THE PROBLEM> Every record below should be printed exactly as given.

RECORDS FOR THIS TASK>
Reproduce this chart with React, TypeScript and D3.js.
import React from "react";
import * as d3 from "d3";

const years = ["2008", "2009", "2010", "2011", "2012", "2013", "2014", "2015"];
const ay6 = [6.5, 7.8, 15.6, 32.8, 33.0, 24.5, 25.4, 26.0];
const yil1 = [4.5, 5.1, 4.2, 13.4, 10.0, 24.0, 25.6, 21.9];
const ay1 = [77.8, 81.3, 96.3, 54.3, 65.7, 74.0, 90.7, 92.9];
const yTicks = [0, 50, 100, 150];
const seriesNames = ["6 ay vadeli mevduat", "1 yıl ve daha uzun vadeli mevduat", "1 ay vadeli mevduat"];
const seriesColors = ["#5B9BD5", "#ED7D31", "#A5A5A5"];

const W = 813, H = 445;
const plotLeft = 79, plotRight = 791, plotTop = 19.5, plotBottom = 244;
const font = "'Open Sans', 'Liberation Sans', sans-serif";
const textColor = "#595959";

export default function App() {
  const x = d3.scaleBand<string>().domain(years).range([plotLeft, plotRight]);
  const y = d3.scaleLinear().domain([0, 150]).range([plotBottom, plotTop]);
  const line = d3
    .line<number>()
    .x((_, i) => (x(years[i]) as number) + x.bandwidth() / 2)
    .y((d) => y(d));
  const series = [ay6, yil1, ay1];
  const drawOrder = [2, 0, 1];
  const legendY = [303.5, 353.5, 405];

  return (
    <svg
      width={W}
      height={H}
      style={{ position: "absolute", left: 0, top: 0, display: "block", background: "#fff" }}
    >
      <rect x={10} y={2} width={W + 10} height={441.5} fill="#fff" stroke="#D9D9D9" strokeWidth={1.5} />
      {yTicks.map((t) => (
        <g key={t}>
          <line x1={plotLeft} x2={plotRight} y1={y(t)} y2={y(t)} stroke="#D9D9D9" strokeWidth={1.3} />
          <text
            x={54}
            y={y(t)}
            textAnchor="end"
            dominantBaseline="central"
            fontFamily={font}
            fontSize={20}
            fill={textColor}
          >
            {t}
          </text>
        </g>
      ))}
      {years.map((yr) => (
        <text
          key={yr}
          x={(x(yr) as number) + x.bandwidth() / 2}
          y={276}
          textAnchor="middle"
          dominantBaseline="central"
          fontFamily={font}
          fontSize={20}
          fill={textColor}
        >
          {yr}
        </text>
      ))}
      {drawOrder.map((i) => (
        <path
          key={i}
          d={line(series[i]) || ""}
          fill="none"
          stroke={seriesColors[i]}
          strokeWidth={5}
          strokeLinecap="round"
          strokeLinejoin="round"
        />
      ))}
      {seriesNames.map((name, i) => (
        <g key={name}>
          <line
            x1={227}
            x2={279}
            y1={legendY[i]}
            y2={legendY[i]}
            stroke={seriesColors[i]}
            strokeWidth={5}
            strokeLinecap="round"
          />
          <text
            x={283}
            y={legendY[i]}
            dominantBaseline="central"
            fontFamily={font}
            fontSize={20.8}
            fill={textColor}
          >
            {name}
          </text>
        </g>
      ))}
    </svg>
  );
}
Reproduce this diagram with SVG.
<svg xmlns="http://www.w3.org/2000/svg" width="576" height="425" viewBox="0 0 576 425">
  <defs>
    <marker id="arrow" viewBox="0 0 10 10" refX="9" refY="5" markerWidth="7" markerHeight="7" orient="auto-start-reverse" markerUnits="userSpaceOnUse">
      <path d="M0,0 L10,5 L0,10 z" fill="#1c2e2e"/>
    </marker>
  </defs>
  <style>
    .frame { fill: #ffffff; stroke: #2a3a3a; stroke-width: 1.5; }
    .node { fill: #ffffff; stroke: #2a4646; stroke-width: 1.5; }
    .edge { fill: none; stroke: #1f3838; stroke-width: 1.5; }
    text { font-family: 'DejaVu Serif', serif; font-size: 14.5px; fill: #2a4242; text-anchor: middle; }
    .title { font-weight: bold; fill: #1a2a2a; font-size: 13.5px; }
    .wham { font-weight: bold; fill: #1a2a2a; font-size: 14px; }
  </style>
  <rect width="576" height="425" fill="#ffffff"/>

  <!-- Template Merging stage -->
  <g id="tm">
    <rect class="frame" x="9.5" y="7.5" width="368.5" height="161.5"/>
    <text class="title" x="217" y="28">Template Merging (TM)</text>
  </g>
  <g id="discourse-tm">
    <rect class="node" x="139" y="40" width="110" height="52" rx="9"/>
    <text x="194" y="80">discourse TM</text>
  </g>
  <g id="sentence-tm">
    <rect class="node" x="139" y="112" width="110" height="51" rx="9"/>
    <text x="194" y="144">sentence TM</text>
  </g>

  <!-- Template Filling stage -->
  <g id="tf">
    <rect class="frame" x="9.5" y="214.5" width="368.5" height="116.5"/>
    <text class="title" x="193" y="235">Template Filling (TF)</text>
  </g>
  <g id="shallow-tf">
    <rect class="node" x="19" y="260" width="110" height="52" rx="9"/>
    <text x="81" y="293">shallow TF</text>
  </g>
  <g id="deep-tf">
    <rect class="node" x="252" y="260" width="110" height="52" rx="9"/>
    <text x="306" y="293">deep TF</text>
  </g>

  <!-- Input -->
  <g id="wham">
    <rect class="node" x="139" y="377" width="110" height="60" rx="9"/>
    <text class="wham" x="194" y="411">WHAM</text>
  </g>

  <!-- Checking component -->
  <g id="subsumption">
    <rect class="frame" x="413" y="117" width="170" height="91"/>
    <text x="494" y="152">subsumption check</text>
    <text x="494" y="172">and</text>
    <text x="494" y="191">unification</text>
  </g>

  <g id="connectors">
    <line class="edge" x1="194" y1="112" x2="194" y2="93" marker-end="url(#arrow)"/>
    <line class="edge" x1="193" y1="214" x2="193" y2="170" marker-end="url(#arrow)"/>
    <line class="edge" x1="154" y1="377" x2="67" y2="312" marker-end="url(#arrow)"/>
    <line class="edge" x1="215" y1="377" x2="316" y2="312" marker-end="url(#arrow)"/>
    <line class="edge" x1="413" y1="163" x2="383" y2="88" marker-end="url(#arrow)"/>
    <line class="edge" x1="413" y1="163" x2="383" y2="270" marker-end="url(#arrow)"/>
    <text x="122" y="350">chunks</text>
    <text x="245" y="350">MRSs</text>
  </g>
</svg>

COMPLETE OUTPUT>
Reproduce this chart with React, TypeScript and D3.js.
import React from "react";
import * as d3 from "d3";

const years = ["2008", "2009", "2010", "2011", "2012", "2013", "2014", "2015"];
const ay6 = [6.5, 7.8, 15.6, 32.8, 33.0, 24.5, 25.4, 26.0];
const yil1 = [4.5, 5.1, 4.2, 13.4, 10.0, 24.0, 25.6, 21.9];
const ay1 = [77.8, 81.3, 96.3, 54.3, 65.7, 74.0, 90.7, 92.9];
const yTicks = [0, 50, 100, 150];
const seriesNames = ["6 ay vadeli mevduat", "1 yıl ve daha uzun vadeli mevduat", "1 ay vadeli mevduat"];
const seriesColors = ["#5B9BD5", "#ED7D31", "#A5A5A5"];

const W = 813, H = 445;
const plotLeft = 79, plotRight = 791, plotTop = 19.5, plotBottom = 244;
const font = "'Open Sans', 'Liberation Sans', sans-serif";
const textColor = "#595959";

export default function App() {
  const x = d3.scaleBand<string>().domain(years).range([plotLeft, plotRight]);
  const y = d3.scaleLinear().domain([0, 150]).range([plotBottom, plotTop]);
  const line = d3
    .line<number>()
    .x((_, i) => (x(years[i]) as number) + x.bandwidth() / 2)
    .y((d) => y(d));
  const series = [ay6, yil1, ay1];
  const drawOrder = [2, 0, 1];
  const legendY = [303.5, 353.5, 405];

  return (
    <svg
      width={W}
      height={H}
      style={{ position: "absolute", left: 0, top: 0, display: "block", background: "#fff" }}
    >
      <rect x={10} y={2} width={W + 10} height={441.5} fill="#fff" stroke="#D9D9D9" strokeWidth={1.5} />
      {yTicks.map((t) => (
        <g key={t}>
          <line x1={plotLeft} x2={plotRight} y1={y(t)} y2={y(t)} stroke="#D9D9D9" strokeWidth={1.3} />
          <text
            x={54}
            y={y(t)}
            textAnchor="end"
            dominantBaseline="central"
            fontFamily={font}
            fontSize={20}
            fill={textColor}
          >
            {t}
          </text>
        </g>
      ))}
      {years.map((yr) => (
        <text
          key={yr}
          x={(x(yr) as number) + x.bandwidth() / 2}
          y={276}
          textAnchor="middle"
          dominantBaseline="central"
          fontFamily={font}
          fontSize={20}
          fill={textColor}
        >
          {yr}
        </text>
      ))}
      {drawOrder.map((i) => (
        <path
          key={i}
          d={line(series[i]) || ""}
          fill="none"
          stroke={seriesColors[i]}
          strokeWidth={5}
          strokeLinecap="round"
          strokeLinejoin="round"
        />
      ))}
      {seriesNames.map((name, i) => (
        <g key={name}>
          <line
            x1={227}
            x2={279}
            y1={legendY[i]}
            y2={legendY[i]}
            stroke={seriesColors[i]}
            strokeWidth={5}
            strokeLinecap="round"
          />
          <text
            x={283}
            y={legendY[i]}
            dominantBaseline="central"
            fontFamily={font}
            fontSize={20.8}
            fill={textColor}
          >
            {name}
          </text>
        </g>
      ))}
    </svg>
  );
}
Reproduce this diagram with SVG.
<svg xmlns="http://www.w3.org/2000/svg" width="576" height="425" viewBox="0 0 576 425">
  <defs>
    <marker id="arrow" viewBox="0 0 10 10" refX="9" refY="5" markerWidth="7" markerHeight="7" orient="auto-start-reverse" markerUnits="userSpaceOnUse">
      <path d="M0,0 L10,5 L0,10 z" fill="#1c2e2e"/>
    </marker>
  </defs>
  <style>
    .frame { fill: #ffffff; stroke: #2a3a3a; stroke-width: 1.5; }
    .node { fill: #ffffff; stroke: #2a4646; stroke-width: 1.5; }
    .edge { fill: none; stroke: #1f3838; stroke-width: 1.5; }
    text { font-family: 'DejaVu Serif', serif; font-size: 14.5px; fill: #2a4242; text-anchor: middle; }
    .title { font-weight: bold; fill: #1a2a2a; font-size: 13.5px; }
    .wham { font-weight: bold; fill: #1a2a2a; font-size: 14px; }
  </style>
  <rect width="576" height="425" fill="#ffffff"/>

  <!-- Template Merging stage -->
  <g id="tm">
    <rect class="frame" x="9.5" y="7.5" width="368.5" height="161.5"/>
    <text class="title" x="217" y="28">Template Merging (TM)</text>
  </g>
  <g id="discourse-tm">
    <rect class="node" x="139" y="40" width="110" height="52" rx="9"/>
    <text x="194" y="80">discourse TM</text>
  </g>
  <g id="sentence-tm">
    <rect class="node" x="139" y="112" width="110" height="51" rx="9"/>
    <text x="194" y="144">sentence TM</text>
  </g>

  <!-- Template Filling stage -->
  <g id="tf">
    <rect class="frame" x="9.5" y="214.5" width="368.5" height="116.5"/>
    <text class="title" x="193" y="235">Template Filling (TF)</text>
  </g>
  <g id="shallow-tf">
    <rect class="node" x="19" y="260" width="110" height="52" rx="9"/>
    <text x="81" y="293">shallow TF</text>
  </g>
  <g id="deep-tf">
    <rect class="node" x="252" y="260" width="110" height="52" rx="9"/>
    <text x="306" y="293">deep TF</text>
  </g>

  <!-- Input -->
  <g id="wham">
    <rect class="node" x="139" y="377" width="110" height="60" rx="9"/>
    <text class="wham" x="194" y="411">WHAM</text>
  </g>

  <!-- Checking component -->
  <g id="subsumption">
    <rect class="frame" x="413" y="117" width="170" height="91"/>
    <text x="494" y="152">subsumption check</text>
    <text x="494" y="172">and</text>
    <text x="494" y="191">unification</text>
  </g>

  <g id="connectors">
    <line class="edge" x1="194" y1="112" x2="194" y2="93" marker-end="url(#arrow)"/>
    <line class="edge" x1="193" y1="214" x2="193" y2="170" marker-end="url(#arrow)"/>
    <line class="edge" x1="154" y1="377" x2="67" y2="312" marker-end="url(#arrow)"/>
    <line class="edge" x1="215" y1="377" x2="316" y2="312" marker-end="url(#arrow)"/>
    <line class="edge" x1="413" y1="163" x2="383" y2="88" marker-end="url(#arrow)"/>
    <line class="edge" x1="413" y1="163" x2="383" y2="270" marker-end="url(#arrow)"/>
    <text x="122" y="350">chunks</text>
    <text x="245" y="350">MRSs</text>
  </g>
</svg>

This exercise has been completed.